I took many of my reasons that you can't hate Brazil in a real-world discussion the other day from an espn.com article, including that they breed rather than buy their players, that World Cup happens only every 4 years so they're technically in a 4-year drought, and that most famously, they play joyfully; joga bonito. Quite an achievement for a team with Ronaldo, who's fat, and Ronaldinho, who sports jerry curls worthy of two Members Only jackets, and whose face resembles a horse's more than any man I've ever seen.
They play not just joyously -- haphazardly, which is why I love them. I don't care if they win or not, but I love them. Watching Brazil is like watching the antithesis of what high-level sports have become.
I'm almost finished with Stephen Jay Gould's book Full House, in which he uses some charts and graphs to dismiss the widely-held misconception that evolution is a forward march whose end jamboree is necessarily humans. And for a more easily understood example, he, one of those scholars who just can't get over their intellectual tryst with baseball, uses some of the same charts and graphs to theorize the reasons for the disappearance of .400 hitting. In short, it's this: hitters aren't worse, as is believed by the cronies like Ted Williams and Musial, because .400 isn't an absolute measure, like a 10-second 100 meters. It's a competition with other humans, and is therefore an inherently relative measue. Ballplayers have gotten not only better, but also closer together. In reality, batting averages are a bell curve centered on .260 and always have been, but as the years have gone on, both extremes have been pushed together, making .400 a much more remote possibility, and therefore a much greater achievement.
High-level sports have all gotten like this, whether you visualize it as the NFL head coach sleeping 3 hours a night to study as much film as humanly possible before his eyes burn out like a Nintendo cartridge, or the MLB manager who has every statistic on the other team from turn-ons to nose hair density on the clipboard in front of him (that's right, I just pulled out a false range. What're you gonna do about it?)
Variation withers not only between the best and worst performances, but the kind of performances. All NFL teams run essentially the same offense. If Mike Leach dies suddenly from food poisonign and the service academies give up the triple option, all college teams will too. The DH rule is the only things that keeps the AL and NL from playing exactly the same way, every single team. Teams like the Suns and Mavericks tried to challenge the NBA's convention, but Dallas didn't really get where they wanted until they sucked it up and assimilated part of Piston mentality into their system.

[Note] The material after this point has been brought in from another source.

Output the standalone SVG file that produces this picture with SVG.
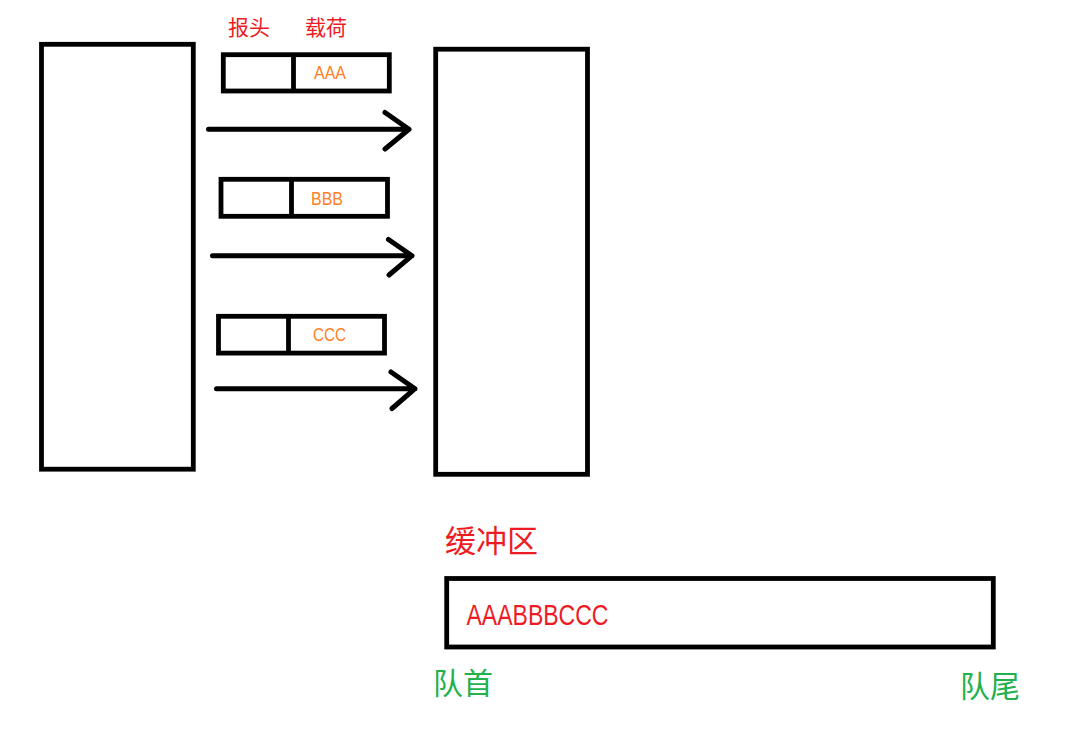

Which brings me back to the Brazilians. Let's face it -- World Cup is inherently unfair. Playing far from their best, Brazil still coasts to victory. Everybody in the world wants to be a part of World Cup, but only 7 teams have actually won it, and the FIFA system perpetuates their advantage in several ways. Those teams, except early winner Uruguay, all have the same ego complex as old college football powers -- entitlement. Considering the tournament happens every 4 years, that doesn't offer a lot of trophies to satisfy the lust (France finally broke through in 1998, now they're all whining at the 2 sub-par performances that have followed it). And then consider countries like Holland, Spain, Portugal, Mexico and others -- brimming with soccer tradition and talent, but having never popped the bubbly. Add on top of that the African and Asian countries, and some the other European countries for that matter, who for the moment are simply happy to be there, but are improving every time. Slowly, the same talent compression will occur, and the fortuitous deflections and strokes of luck that seperate the very best teams will be all that seperates most of the teams.
For now, though, it's not even, or fair. And though this might be unfortunate, it's what allows for the glory of Brazilian play. Against equal skill, they would have to initiate a Dallas Maverick compromise, employing tactical defense and mature caution on the attack to eake out a victorious margin. They are like the high school team from one city over where all the best players have been held back a year or two; not to call the Brazilians less than smart, rather to point out that they're talent, combined with the nature of the game of soccer, makes them flat-out superior in a way the Yankess could never approach in they had a billion-dollar payroll. They play in a way departed from any other team -- constant pushing and pushing, accepting a slower pace of play or the giving of defensive intensity only as a begrudging necessity, with the body language of Midwestern fatalism.
Enjoy it. If you ever want Togo to win, it'll have to go.